Al otro día fue el cierre de temporada de la terraza convocada por Feike de Jong, y el primer set estuvo a cargo de Shaostring en la viola y Rodrigo Ambriz en la voz. Aunque, bueno, decir que Ambriz usa la voz es impreciso. Rodrigo usa todo el cuerpo para producir sonido que resulta que sale por la boca, pero pulmones, cuerdas vocales, y estructura ósea son apenas parte de un instrumento que involucra el sistema de tejido conectivo completo y la oxigenación y movimiento del cuerpo entero. Shaostring por su parte es la violista menos prejuiciada que he escuchado, en el sentido de que no repudia la frase ni la repetición y no por eso suena menos contemporánea, y es esta ausencia de prejuicios lo que la facultó para escuchar lo que su compañero estaba haciendo al mismo tiempo que escuchaba sus propias necesidades de melodía y disonancia. Los momentos de alarido saturado de Ambriz, armonizados por la viola siempre rítmica, a ratos melancólica y húngara, a ratos rabiosa y desencajada de Shaostring, me hicieron llorar de la alegría, lavando toda la decepción con la que la OFUNAM me había manchado con amarga frustración el día anterior (No sé cuál sea el caso de quien esto lea, pero las lagrimas de felicidad son un evento inusual para la existencia de un animal que ha hecho de la insatisfacción crónica su brújula). Es la autenticidad que Shaostring y Ambriz tienen en común respecto al concepto de melodía y ritmo lo que los hizo comulgar en una improvisación que pareció el producto de una larga cooperación, cuando es la primera vez que tocan juntos, y es crédito también del line up propuesto por el propio Ambriz haberse encontrado en un mismo escenario que espero se repita muchas veces.
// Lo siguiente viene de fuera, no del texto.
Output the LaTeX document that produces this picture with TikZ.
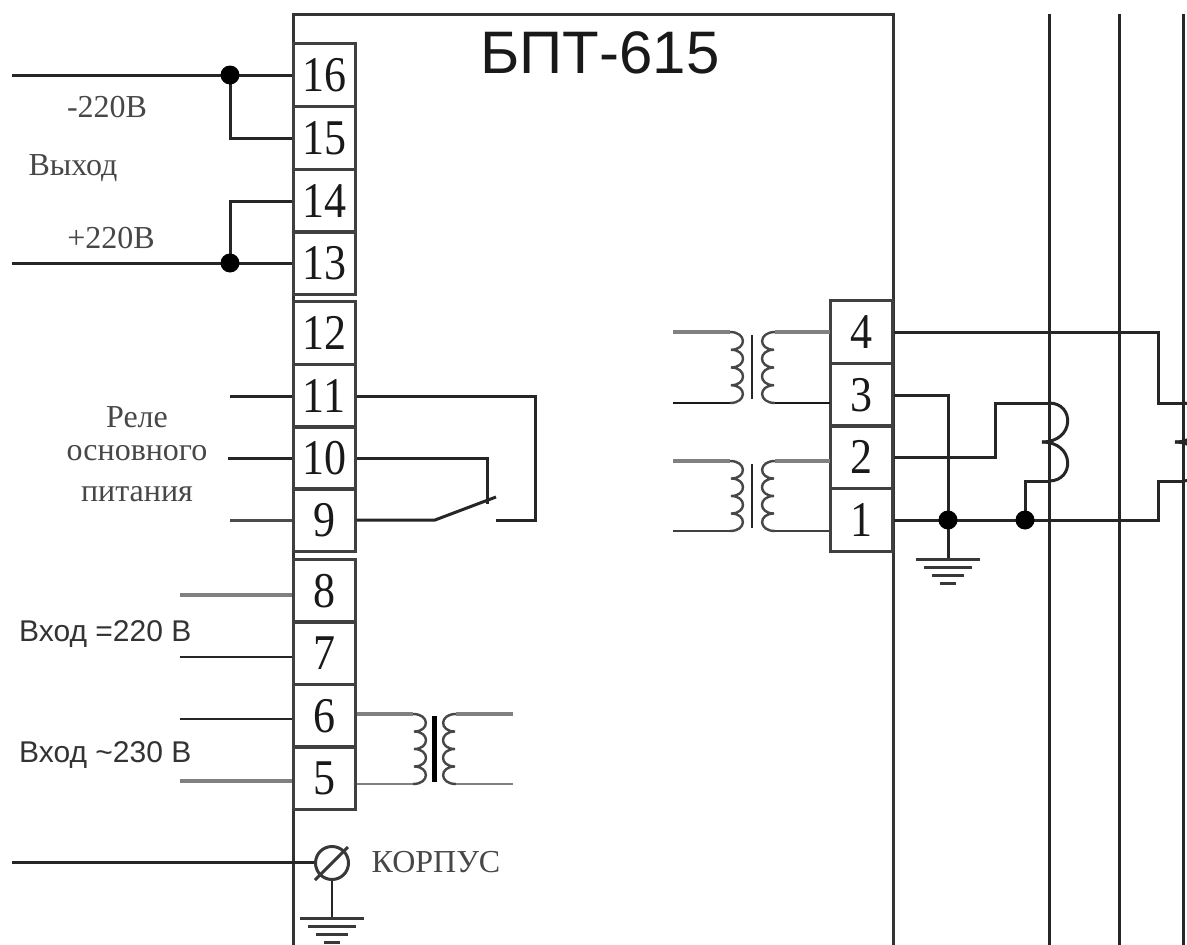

El segundo set a cargo de Ariadna Ortega en el cello y Fernando Vigueras en la guitarra —y otras invenciones— fue igual de performático que el anterior, porque ambos tienen una relación con el cuerpo del instrumento que traduce su relación con la música, una movilidad escénica respecto al lugar que deben ocupar cuerpo e instrumento, una filosofía en el sentido estricto, es decir, una manera de existir indistinguible de una forma de pensar, de sonar y escuchar. Esta manera de entender el instrumento musical como un cuerpo propiamente abre la posibilidad de buscarle acomodos y funciones a sus agujeros y anatomía, y Fernando es un experimentado maestro cazador del accidente; si acaso a Ariadna Ortega le falta aún experiencia en este tipo de búsqueda la compensó sin lugar a dudas con la entrega y pasión de tocar como si fuera el último concierto de su vida, al grado que el cello a ratos parecía que le era insuficiente para todo lo que quería expresar.
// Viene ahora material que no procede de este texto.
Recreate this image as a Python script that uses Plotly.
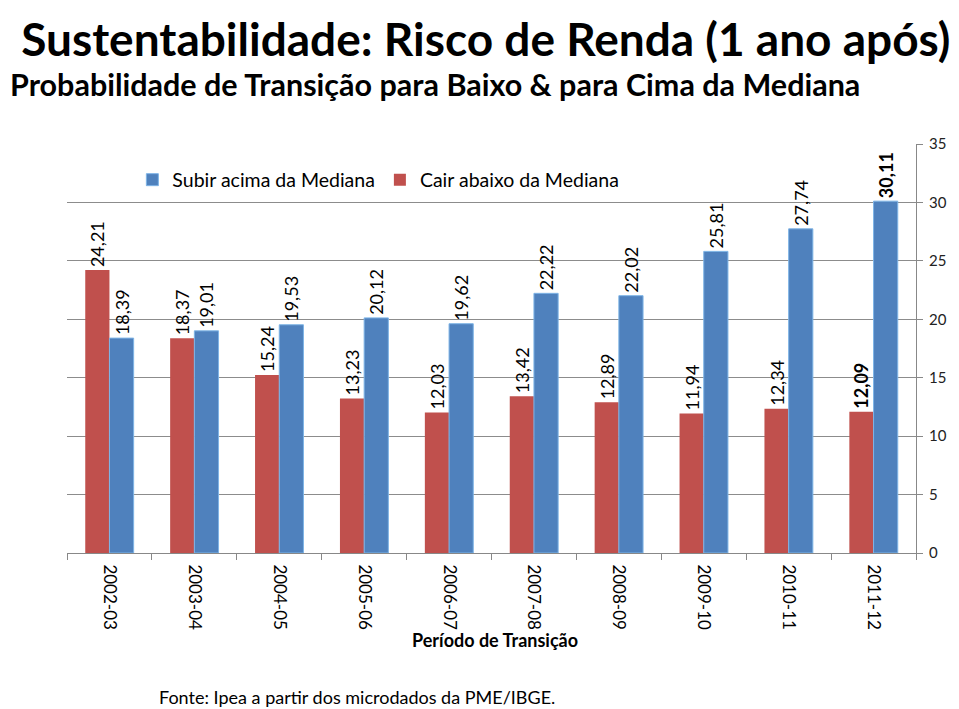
import plotly.graph_objects as go

categories = ["2002-03", "2003-04", "2004-05", "2005-06", "2006-07",
              "2007-08", "2008-09", "2009-10", "2010-11", "2011-12"]
cair = [24.21, 18.37, 15.24, 13.23, 12.03, 13.42, 12.89, 11.94, 12.34, 12.09]
subir = [18.39, 19.01, 19.53, 20.12, 19.62, 22.22, 22.02, 25.81, 27.74, 30.11]
y_ticks = [0, 5, 10, 15, 20, 25, 30, 35]

title_text = "Sustentabilidade: Risco de Renda (1 ano após)"
subtitle_text = "Probabilidade de Transição para Baixo &amp; para Cima da Mediana"

RED = "#C0504D"
BLUE = "#4F81BD"
FONT = "Lato"

def fmt(vals):
    out = []
    for i, v in enumerate(vals):
        s = f"{v:.2f}".replace(".", ",")
        if i == len(vals) - 1:
            s = f"<b>{s}</b>"
        out.append(s)
    return out

fig = go.Figure()
fig.add_trace(go.Bar(
    x=categories, y=cair, name="Cair abaixo da Mediana",
    marker=dict(color=RED, line=dict(width=0)),
    text=fmt(cair), textposition="outside", textangle=-90,
    constraintext="none",
    textfont=dict(size=18, color="black", family=FONT),
    cliponaxis=False,
))
fig.add_trace(go.Bar(
    x=categories, y=subir, name="Subir acima da Mediana",
    marker=dict(color=BLUE, line=dict(width=1, color="#7EB4E6")),
    text=fmt(subir), textposition="outside", textangle=-90,
    constraintext="none",
    textfont=dict(size=18, color="black", family=FONT),
    cliponaxis=False,
))

fig.update_layout(
    width=951, height=701,
    margin=dict(l=59, r=34, t=136, b=156),
    paper_bgcolor="white", plot_bgcolor="white",
    barmode="group", bargap=0.43, bargroupgap=0,
    font=dict(family=FONT, color="black"),
    showlegend=True,
    legend=dict(orientation="h", traceorder="reversed",
                x=0.077, y=0.912, xanchor="left", yanchor="middle",
                font=dict(size=19.5, family=FONT), bgcolor="rgba(0,0,0,0)",
                itemwidth=30),
)
fig.update_xaxes(
    type="category", tickangle=90, tickfont=dict(size=17, family=FONT, color="black"),
    ticklabelstandoff=7,
    showline=True, linecolor="#888888", linewidth=1,
    ticks="outside", tickson="boundaries", ticklen=6, tickcolor="#888888",
    showgrid=False,
)
fig.update_yaxes(
    side="right", range=[0, 35], tickvals=y_ticks,
    tickfont=dict(size=15, family=FONT, color="#222222"),
    ticklabelstandoff=3,
    showgrid=True, gridcolor="#8C8C8C", gridwidth=1,
    showline=True, linecolor="#888888", linewidth=1,
    ticks="outside", ticklen=6, tickcolor="#888888",
    zeroline=False,
)

fig.add_annotation(
    text=(f"<span style='font-size:46px'><b>&nbsp;{title_text}</b></span><br>"
          f"<span style='font-size:30.5px'><b>{subtitle_text}</b></span>"),
    xref="paper", yref="paper", x=-0.069, y=1.331,
    xanchor="left", yanchor="top", align="left", showarrow=False,
    font=dict(size=31, family=FONT, color="black"))
fig.add_annotation(text="<b>Período de Transição</b>",
                   xref="paper", yref="paper", x=0.5047, y=-0.2127,
                   xanchor="center", yanchor="middle", showarrow=False,
                   font=dict(size=18, family=FONT, color="black"))
fig.add_annotation(text="Fonte: Ipea a partir dos microdados da PME/IBGE.",
                   xref="paper", yref="paper", x=0.106, y=-0.352,
                   xanchor="left", yanchor="middle", showarrow=False,
                   font=dict(size=18, family=FONT, color="black"))

fig.write_html("out.html")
El último set con los cuatro integrantes conciliados fue casi perfecto, con la única excepción de ciertos instantes en los que los delicados gestos de los que cada uno de los músicos es capaz y afecto no se pudieron apreciar entre tanta intensidad emocional, instantes que sirvieron de contraste para los últimos minutos en los que las cuerdas de cello, viola y garganta se concertaron en un gruñido que Fernando aprovechó para cerrar gradualmente con sus instrumentos de frecuencias vibratorias. Vaya cierre de temporada. Con este evento el ciclo de conciertos de música contemporánea e improvisación libre, convocados por Feike de Jong, bajo el título cambiante de Terraza Monstruo, se cumplen siete años de la iniciativa, alrededor de 140 conciertos realizados en diferentes sedes, y aproximadamente trescientos músicos participantes. Durante estos años, en todo este esfuerzo de coordinación por fuera de la institución a Feike lo ha acompañado Geoxali Monterosa y, para este último ciclo la curaduría de Ryan Fried y el apoyo de la Galería Error-Horror (Adrian White, Oscar Formacio y Nina Fiocco).